Steamboat’s small businesses invited to join plastic bag ban
As Steamboat prepares for the plastic bag ban and paper bag fee, smaller business can volunteer to participate
STEAMBOAT SPRINGS — With less than two weeks until Steamboat Springs’ grocery stores give plastic bags the boot, the city has opened up applications for small businesses to join in the ban with its opt-in program.
On May 21, Steamboat Springs City Council voted 4-3 to ban plastic bags and place a 20-cent fee on paper bags at Steamboat’s largest stores. Smaller stores will be allowed to voluntarily opt in to the program. The change will take effect Oct. 1.
While the city recently opened its application for small businesses to opt in to the program, called “Spur Change,” it’s also working to purchase 22,000 reusable bags to be distributed to visitors and community members, which will be available before the end of the month. There will also be people stationed outside of Steamboat’s biggest stores reminding folks that the bag ban will take effect soon and answering questions.

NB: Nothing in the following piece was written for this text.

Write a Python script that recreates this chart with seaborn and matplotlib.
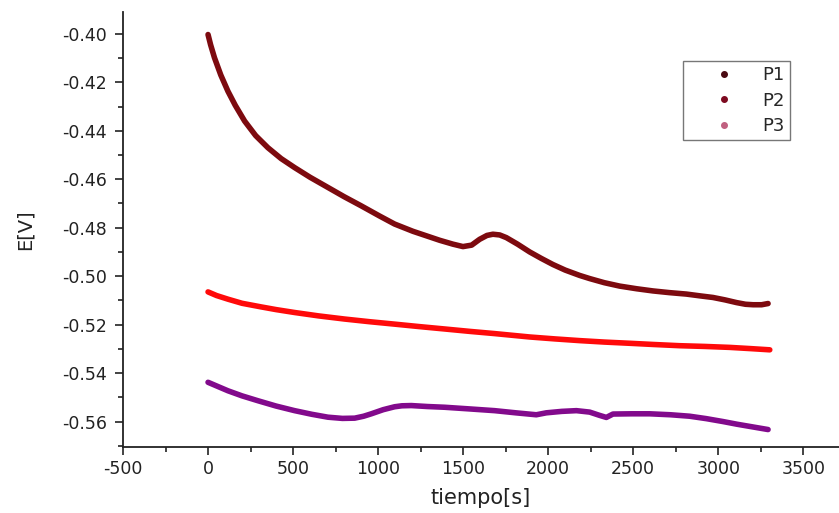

Walmart, Walgreens, City Market and Safeway — the stores required to stop giving customers disposable plastic grocery sacks — will be allowed to keep 5 cents of the 20-cent paper bag fee. Natural Grocers was also on the list, but the chain doesn’t use plastic bags.
The ordinance establishing the ban also allowed smaller stores that are not required to ban plastic to participate in the ban and fee. Stores that participate will be able to keep the entire 20-cent fee on paper bags.
“You’re able to participate in a community wide effort to change how we do things here and be more environmentally conscious,” said Mike Lane, the city’s communications manager. “All along the process, we heard from smaller companies that wanted to jump in and be a part of it, so this allows them that opportunity to get in there and participate just like the big retailers.”
To participate, business managers should visit steamboatsprings.net/spurchange. The application can be found under the “Plastic & Paper Bags” tab.
“It’s not like you won’t get approved, but you basically apply to alert the city to the fact that you’re going to be doing this, because when you are part of this, you agree that you won’t provide plastic bags and that you will charge a 20-cent fee for paper bags,” said Laura Sankey, who is overseeing community education and outreach for the plastic bag ban. “That 20-cent fee has to be reported to the city on an annual basis.”
Both large and small stores are required to use the revenue they receive from the fee to fund the following:
- Educational information and signage about the plastic bag ban and paper bag fee
- Staff training to implement the fee
- Improving or changing store infrastructure to allow it to collect the fee
- Collecting and accounting for the fee
- Providing and encouraging the use of reusable bags
Businesses that opt in will be required to track how many paper bags they sell each year and submit an annual report detailing that revenue and how much money they spent on education, implementing the fee and purchasing reusable bags.
Businesses that participate will receive a “Spur Change” window decal for their businesses and receive educational material for customers from the city.